Dante recoils in horror, forgivably, as the souls of the damned cling, grasp, and gnaw at the boat. A particularly menacing figure throws an arm over the stern from behind, red-rimmed eyes glowering toward the occupants and, by extension, the viewer. Delacroix was “most proud” of this figure, as Simon Lee notes in his biography, which was “painted while a relevant passage from Dante was read aloud to him” (45-46). Most souls are nameless representations of wrath, but one carries specific significance: Filippo Argenti, a Florentine politician and personal enemy of Dante’s. This detail transforms the scene from abstract moral lesson into personal reckoning—a poet watching someone who wronged him suffer eternal consequences. These aren’t generic sinners but specific manifestations of wrath’s effect on the soul. Remember that next time you exile a writer of epic poetry.

Stylistically, the painting breaks from academic Neoclassicism at nearly every turn—and does so deliberately. The academy valued smooth, invisible brushwork; Delacroix leaves his strokes visible, the foundations of his mature painterly freedom already taking shape. The palette assaults rather than pleases: murky greens and deep browns shot through with fiery oranges and blood reds. Where Neoclassical painters emphasized precise drawing, Delacroix privileged color and emotional impact—anger unchecked by reason, passion divorced from virtue, emotion calcified into something monstrous. The composition itself works against classical principles: rather than balanced symmetry, Delacroix builds diagonal momentum that pulls the eye from struggling figures at lower left toward Dante near center. The traditional pyramidal structure appears but is knocked sideways by chaos. The boat tips under grasping hands while smoke and flame suggest deeper circles still waiting. The damned press close to the picture plane, their madness uncomfortably immediate. If they don’t get on that boat, they’re coming for us next.
The painting taps directly into the Romantic preoccupation with the sublime—experiences that don’t merely please us but overwhelm us with awe and terror. Edmund Burke’s influential 1757 Philosophical Enquiry distinguished between the beautiful (what pleases) and the sublime (what terrifies). “Whatever is in any sort terrible,” he wrote, “is a source of the sublime.” Delacroix’s painting operates entirely within this register. There’s immediate visceral dread—grasping hands, contorted faces, desperate violence. But beneath that lies something far greater: the awareness of eternal damnation, infinite punishment without hope, the unfathomable depths of Hell itself. The flames and smoke hint at circles stretching downward into unimaginable regions. This evocation of eternity produces terror that conventional beauty could never approach.

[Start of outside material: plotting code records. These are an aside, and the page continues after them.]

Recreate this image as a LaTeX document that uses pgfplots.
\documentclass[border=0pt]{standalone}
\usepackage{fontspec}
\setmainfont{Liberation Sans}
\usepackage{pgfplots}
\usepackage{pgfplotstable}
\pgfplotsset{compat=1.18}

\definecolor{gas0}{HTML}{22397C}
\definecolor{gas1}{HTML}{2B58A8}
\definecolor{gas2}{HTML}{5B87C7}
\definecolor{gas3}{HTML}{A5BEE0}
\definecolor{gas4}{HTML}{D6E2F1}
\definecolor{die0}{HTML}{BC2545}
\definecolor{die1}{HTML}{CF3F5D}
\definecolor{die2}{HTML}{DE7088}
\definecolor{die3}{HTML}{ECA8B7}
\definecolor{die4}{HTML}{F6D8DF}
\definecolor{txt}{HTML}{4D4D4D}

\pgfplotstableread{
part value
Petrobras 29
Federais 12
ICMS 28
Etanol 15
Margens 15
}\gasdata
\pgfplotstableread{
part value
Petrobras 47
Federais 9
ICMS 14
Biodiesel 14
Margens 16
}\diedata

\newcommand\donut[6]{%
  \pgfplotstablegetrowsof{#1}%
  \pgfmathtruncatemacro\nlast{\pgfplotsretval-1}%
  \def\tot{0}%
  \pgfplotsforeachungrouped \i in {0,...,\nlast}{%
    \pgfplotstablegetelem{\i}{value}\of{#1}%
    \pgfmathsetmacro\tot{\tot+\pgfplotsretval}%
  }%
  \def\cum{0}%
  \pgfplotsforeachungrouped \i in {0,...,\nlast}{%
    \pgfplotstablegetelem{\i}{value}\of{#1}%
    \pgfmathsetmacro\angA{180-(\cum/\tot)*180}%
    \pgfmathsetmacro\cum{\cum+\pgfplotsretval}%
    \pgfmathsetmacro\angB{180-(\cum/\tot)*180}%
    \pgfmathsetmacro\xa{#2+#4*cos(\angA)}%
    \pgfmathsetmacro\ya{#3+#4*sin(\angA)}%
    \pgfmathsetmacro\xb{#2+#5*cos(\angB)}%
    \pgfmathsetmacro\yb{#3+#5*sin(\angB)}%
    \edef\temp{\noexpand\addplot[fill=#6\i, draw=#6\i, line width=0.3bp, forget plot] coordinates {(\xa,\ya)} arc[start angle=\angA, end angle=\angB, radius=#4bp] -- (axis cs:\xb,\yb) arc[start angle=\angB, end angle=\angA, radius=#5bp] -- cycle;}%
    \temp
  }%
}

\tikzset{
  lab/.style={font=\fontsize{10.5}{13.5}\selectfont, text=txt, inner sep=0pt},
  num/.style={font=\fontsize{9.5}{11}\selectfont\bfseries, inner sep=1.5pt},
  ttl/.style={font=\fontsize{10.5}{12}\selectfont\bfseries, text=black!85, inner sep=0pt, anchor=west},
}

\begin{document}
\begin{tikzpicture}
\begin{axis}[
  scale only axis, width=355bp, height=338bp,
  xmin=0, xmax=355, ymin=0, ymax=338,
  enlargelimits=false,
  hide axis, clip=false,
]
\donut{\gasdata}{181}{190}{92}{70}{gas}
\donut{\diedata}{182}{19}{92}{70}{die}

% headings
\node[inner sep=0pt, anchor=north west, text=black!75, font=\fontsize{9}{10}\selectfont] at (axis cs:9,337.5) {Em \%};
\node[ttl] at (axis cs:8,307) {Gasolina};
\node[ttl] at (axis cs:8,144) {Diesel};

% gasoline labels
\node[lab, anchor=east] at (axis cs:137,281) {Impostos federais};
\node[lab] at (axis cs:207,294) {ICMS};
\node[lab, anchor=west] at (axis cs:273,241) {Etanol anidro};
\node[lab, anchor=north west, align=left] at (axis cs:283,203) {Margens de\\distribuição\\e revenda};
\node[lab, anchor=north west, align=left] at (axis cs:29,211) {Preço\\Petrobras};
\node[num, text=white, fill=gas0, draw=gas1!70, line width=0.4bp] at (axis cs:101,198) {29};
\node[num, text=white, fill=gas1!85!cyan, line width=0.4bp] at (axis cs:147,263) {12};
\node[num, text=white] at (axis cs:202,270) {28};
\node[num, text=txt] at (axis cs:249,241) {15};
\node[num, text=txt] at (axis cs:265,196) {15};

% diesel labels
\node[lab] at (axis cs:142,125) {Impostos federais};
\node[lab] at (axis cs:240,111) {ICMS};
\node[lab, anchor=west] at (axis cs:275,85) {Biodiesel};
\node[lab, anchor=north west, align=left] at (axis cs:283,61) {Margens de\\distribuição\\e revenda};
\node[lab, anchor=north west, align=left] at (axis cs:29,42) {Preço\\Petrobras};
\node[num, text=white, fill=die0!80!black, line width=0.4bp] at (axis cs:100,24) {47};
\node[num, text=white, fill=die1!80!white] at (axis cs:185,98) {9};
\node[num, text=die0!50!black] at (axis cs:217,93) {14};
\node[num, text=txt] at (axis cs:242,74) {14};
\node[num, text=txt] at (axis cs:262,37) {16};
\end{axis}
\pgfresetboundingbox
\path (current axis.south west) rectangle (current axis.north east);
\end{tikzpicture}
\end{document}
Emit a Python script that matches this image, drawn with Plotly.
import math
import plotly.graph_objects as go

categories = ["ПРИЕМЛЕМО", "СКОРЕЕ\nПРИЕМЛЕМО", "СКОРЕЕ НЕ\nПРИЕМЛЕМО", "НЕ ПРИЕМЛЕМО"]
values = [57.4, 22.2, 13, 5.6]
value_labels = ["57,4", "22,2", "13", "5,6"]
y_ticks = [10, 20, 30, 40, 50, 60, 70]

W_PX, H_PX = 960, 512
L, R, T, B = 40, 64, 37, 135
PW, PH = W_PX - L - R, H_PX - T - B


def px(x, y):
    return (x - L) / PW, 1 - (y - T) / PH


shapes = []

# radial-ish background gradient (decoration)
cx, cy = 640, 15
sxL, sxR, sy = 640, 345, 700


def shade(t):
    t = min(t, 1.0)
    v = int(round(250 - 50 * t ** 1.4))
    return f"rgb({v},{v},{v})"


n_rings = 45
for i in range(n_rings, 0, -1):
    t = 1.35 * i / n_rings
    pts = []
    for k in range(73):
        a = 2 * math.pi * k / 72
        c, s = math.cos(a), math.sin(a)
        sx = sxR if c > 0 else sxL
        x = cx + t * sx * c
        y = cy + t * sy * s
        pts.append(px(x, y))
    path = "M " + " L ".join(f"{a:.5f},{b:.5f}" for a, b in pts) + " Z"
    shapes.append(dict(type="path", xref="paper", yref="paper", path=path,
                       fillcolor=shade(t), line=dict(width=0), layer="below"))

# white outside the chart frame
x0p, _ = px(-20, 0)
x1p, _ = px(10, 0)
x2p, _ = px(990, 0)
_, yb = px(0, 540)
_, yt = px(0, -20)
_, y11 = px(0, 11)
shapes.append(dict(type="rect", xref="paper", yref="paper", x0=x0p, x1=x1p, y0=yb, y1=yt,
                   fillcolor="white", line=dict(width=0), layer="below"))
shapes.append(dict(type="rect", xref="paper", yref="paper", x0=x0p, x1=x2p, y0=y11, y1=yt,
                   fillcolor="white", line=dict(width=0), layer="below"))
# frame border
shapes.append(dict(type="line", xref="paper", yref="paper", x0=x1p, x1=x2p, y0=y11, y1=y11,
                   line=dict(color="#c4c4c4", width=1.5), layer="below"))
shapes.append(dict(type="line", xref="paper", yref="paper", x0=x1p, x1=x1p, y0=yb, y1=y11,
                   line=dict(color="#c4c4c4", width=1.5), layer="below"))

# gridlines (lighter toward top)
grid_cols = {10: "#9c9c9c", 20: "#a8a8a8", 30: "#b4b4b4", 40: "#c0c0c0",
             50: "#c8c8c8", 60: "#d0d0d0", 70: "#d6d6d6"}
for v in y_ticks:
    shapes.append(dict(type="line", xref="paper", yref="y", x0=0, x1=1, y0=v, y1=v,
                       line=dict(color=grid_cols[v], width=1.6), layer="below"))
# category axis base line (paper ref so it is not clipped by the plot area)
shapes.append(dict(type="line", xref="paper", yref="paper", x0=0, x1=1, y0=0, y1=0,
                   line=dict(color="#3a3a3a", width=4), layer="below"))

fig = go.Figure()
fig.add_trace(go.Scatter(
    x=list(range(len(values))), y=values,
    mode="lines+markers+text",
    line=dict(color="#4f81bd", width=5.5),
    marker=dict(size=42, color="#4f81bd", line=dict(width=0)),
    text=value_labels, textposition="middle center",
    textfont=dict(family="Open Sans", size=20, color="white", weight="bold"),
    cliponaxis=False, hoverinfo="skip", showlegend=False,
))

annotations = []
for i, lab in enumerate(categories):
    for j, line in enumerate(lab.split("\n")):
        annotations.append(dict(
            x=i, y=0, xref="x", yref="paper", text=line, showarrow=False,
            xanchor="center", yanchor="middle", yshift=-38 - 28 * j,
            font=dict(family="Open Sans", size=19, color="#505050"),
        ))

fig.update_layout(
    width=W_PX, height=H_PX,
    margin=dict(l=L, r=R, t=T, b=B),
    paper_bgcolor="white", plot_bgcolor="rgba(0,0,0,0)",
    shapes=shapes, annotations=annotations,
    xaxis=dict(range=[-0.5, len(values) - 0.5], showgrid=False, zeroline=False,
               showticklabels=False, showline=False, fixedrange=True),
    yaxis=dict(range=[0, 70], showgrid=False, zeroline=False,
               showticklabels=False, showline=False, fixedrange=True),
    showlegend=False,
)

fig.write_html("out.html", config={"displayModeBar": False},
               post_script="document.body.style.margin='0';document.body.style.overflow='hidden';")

Burke noted that the sublime required contemplating such things from a safe distance — a condition Delacroix refuses to grant. At six by eight feet, the painting physically dominates the room, the compositional chaos pressing toward the picture plane until we’re no longer detached observers but uncomfortably close witnesses. The boat continues across the Styx, neither capsizing nor reaching the far shore. The journey itself becomes the meaning.